**WRITTEN TASK:** Find all the lines with "this" and gather them.

**DATA LISTING:**
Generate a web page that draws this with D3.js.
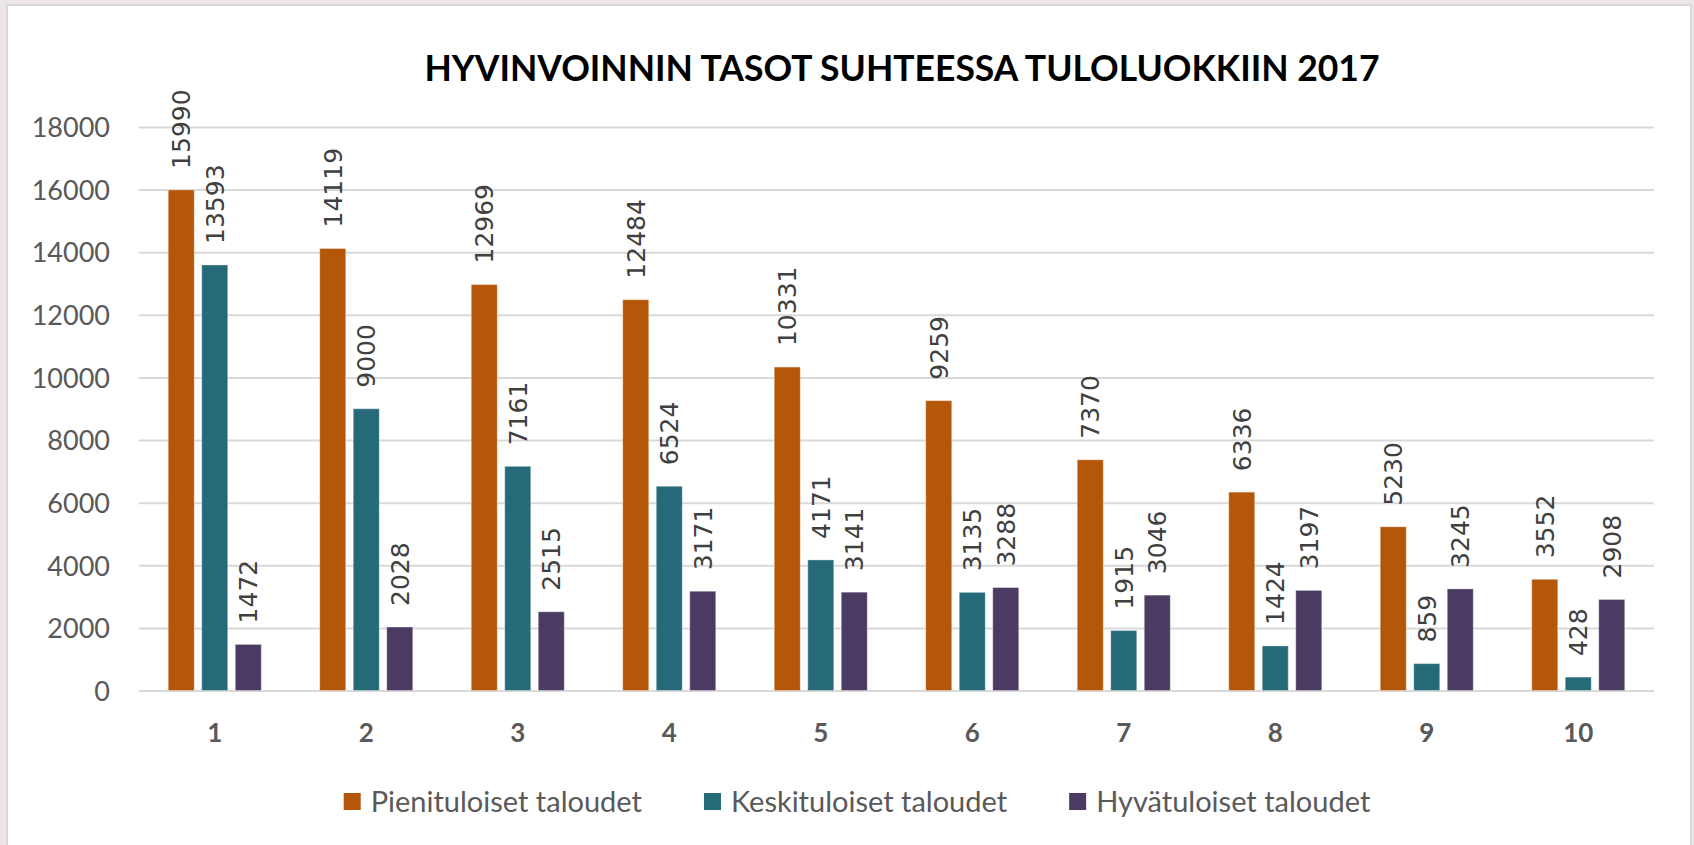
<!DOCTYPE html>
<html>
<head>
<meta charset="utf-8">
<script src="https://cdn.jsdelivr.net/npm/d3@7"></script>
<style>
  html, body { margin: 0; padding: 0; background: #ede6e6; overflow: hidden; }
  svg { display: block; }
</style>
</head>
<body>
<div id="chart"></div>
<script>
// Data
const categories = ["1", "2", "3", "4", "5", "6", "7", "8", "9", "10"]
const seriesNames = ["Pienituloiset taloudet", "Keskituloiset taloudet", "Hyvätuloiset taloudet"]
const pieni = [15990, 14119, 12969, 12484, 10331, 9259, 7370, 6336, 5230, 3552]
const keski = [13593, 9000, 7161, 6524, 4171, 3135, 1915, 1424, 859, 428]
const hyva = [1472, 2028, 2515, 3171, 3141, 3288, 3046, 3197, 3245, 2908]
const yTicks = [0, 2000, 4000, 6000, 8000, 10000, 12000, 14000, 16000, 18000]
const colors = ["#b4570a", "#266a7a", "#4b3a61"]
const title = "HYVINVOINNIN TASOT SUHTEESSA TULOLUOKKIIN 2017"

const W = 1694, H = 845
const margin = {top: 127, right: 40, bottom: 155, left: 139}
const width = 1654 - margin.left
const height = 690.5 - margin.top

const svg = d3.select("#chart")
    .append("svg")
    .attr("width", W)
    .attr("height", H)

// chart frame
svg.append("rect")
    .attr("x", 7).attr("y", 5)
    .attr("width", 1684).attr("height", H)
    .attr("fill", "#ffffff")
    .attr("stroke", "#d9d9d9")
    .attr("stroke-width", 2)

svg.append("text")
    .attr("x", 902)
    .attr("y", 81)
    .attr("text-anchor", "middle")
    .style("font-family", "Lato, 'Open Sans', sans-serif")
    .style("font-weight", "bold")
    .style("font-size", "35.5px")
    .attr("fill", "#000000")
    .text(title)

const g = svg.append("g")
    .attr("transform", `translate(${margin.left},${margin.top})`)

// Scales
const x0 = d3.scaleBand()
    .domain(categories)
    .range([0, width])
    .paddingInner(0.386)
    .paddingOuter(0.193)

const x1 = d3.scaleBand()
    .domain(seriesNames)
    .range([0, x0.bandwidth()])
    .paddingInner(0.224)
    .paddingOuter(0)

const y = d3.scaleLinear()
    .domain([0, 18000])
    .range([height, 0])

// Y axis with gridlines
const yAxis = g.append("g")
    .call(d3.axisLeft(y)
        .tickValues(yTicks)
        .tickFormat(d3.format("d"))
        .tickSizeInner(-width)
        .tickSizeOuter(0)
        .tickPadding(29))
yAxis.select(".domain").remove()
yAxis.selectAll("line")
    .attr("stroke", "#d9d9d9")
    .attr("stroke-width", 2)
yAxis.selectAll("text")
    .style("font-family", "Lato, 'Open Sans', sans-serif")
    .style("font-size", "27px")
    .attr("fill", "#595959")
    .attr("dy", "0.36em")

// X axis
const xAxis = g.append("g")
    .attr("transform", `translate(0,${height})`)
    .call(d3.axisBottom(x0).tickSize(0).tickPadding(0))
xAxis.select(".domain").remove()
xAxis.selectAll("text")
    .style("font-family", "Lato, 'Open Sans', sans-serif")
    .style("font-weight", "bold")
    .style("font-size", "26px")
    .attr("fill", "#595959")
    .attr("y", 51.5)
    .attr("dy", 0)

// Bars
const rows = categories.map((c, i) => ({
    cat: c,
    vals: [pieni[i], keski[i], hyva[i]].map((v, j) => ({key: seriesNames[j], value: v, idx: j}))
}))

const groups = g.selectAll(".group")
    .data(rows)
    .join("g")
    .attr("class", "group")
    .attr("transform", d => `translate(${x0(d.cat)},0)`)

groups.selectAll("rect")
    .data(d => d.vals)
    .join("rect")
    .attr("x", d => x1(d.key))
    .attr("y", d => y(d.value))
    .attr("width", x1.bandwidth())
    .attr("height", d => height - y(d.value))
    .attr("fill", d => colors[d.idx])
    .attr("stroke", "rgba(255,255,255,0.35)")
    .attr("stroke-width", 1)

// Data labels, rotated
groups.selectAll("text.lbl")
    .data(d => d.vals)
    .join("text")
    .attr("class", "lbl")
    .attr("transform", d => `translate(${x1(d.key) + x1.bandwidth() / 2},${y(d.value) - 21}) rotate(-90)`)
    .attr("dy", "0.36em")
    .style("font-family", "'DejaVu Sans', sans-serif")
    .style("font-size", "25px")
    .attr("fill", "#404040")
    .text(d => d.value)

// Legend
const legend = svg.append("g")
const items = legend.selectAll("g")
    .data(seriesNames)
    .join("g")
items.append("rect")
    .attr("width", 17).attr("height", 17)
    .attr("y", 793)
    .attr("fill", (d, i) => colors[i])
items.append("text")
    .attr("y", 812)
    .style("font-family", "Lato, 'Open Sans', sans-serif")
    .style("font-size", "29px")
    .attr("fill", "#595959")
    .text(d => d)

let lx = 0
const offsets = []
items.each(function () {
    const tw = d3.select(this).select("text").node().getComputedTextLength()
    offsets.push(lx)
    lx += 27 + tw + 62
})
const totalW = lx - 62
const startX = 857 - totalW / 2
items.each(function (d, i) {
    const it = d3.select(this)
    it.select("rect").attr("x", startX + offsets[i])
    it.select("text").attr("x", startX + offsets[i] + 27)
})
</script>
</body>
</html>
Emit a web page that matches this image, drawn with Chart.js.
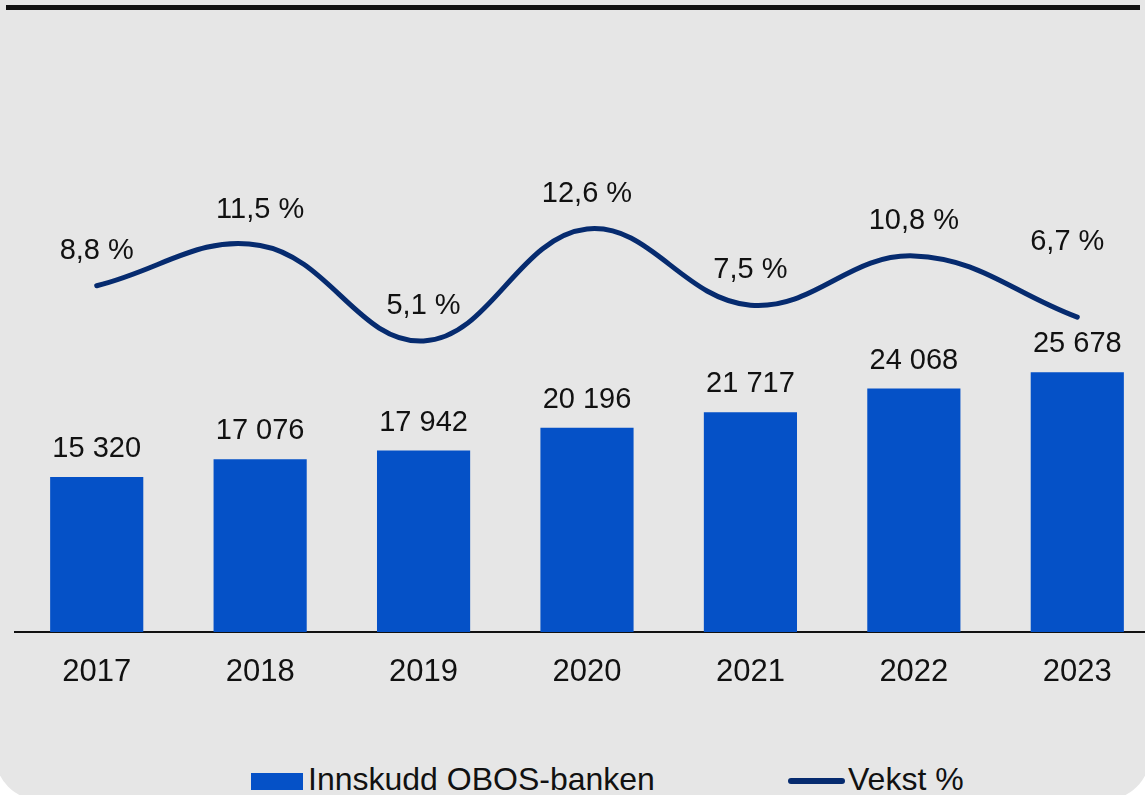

**RESPONSE TO THE TASK:**
Generate a web page that draws this with D3.js.
    const tw = d3.select(this).select("text").node().getComputedTextLength()
    const it = d3.select(this)
Emit a web page that matches this image, drawn with Chart.js.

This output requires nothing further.